Uli Hoeness: So This Is The End?
“It isn’t over yet!” – with this sentence, spoken at an extraordinary plenary meeting in 2014, a tearful Uli Hoeneß announced his return for when he had served his time in prison. His return happened and since then, it has been suggested that he had missed the ideal moment for his departure many a time. His critics say that he has clung to power for too long, obstructing the club’s much needed transition to a new era.
There is no denying that not everything has been going smoothly since Hoeneß’s reassumed power. Some of this is due to the era of Uli Hoeneß entering its natural twilight, some of this he has to blame on himself and his sometimes questionable appearances in public.
However, Hoeneß has never been known for putting his own interests ahead of the club’s. A number of reports suggest that he had already thought about his resignation much earlier. Motivation, age, the club’s transition – all of this played a role for the long time Bayern mastermind. The negative reception he got at Bayern’s annual meeting in 2018 will also have firmed his resolve to step down soon.
Hoeneß might have wanted to step down but he had a big problem: he was not convinced that the people suggested to succeed him were fit for the job. Who would be equal to the challenge of leading and developing the club in his image? The footsteps he leaves behind, anyway, are huge. And so are the expectations of the new president.
Oliver Kahn is set to join the club in an executive role soon. Of course, he will not join Bayern as their new president. But if he is to assume an executive position, other resources will become free. Could Rummenige’s role grow to include the tasks of Hoeneß? At any rate, such a reshuffle of roles and responsibilities would certainly become a bumpy ride well into next year.
In Norbert Hainer, BILD has brought up a second candidate. The former Adidas CEO is currently a chairman of Bayern and a good friend of Uli Hoeneß. Whatever happens, if the reports are correct and Hoeneß about to step down, then he will have carefully evaluated his decision.
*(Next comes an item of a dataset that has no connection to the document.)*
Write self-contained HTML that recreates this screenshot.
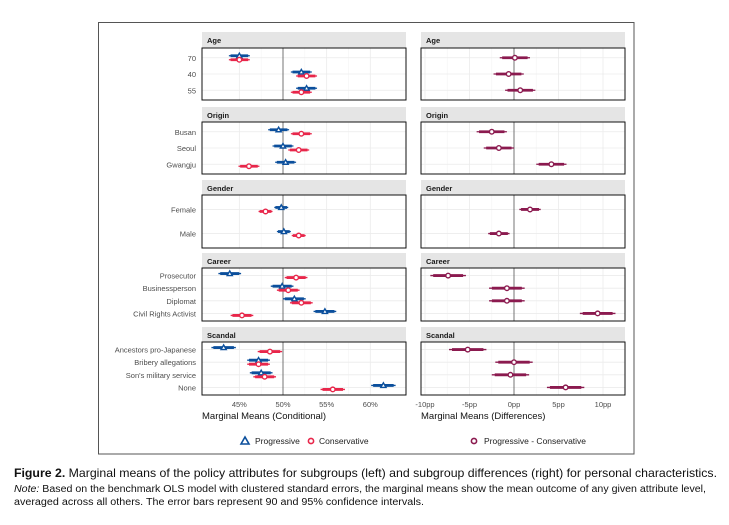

Hoeneß has been toying with the idea of resigning for years and when the moment finally comes, he will not leave his club behind unprepared. It is not unlikely that the 67 year old will continue to render important assistance behind the scenes after his departure – a role many Bayern fans hoped he would already assume after his time in prison. It is reassuring to know that Rummenige is going to stay at the club for at least the near future. Hoeneß knows the importance of this too. He has ruled out a scenario of the two of them leaving at the same time all along.
Whatever the plan, FC Bayern is set to undergo its most radical revolution in decades. As much as the number of fans demanding Hoeneß’s resignation might have soared in recent years, Hoeneß would undoubtedly have found a majority for a new term as president at the next AGM. This, too, might be a reason why so many people seem to be surprised by his announcement now.
It would be much more of a surprise, however, if Hoeneß did not have a master plan in mind of how the circumstances of his succession should be arranged. He knows that his is a big hole to fill. Even though his stature at the club and in public has somewhat diminished lately, the club would not have become what it did had he not been there. He has to carry out his final mission now. He has to implement his master plan. So that at this year’s AGM, five years after his legendary “it’s not over yet!”, he could finally say: “it IS over now.” It would be the appropriate end.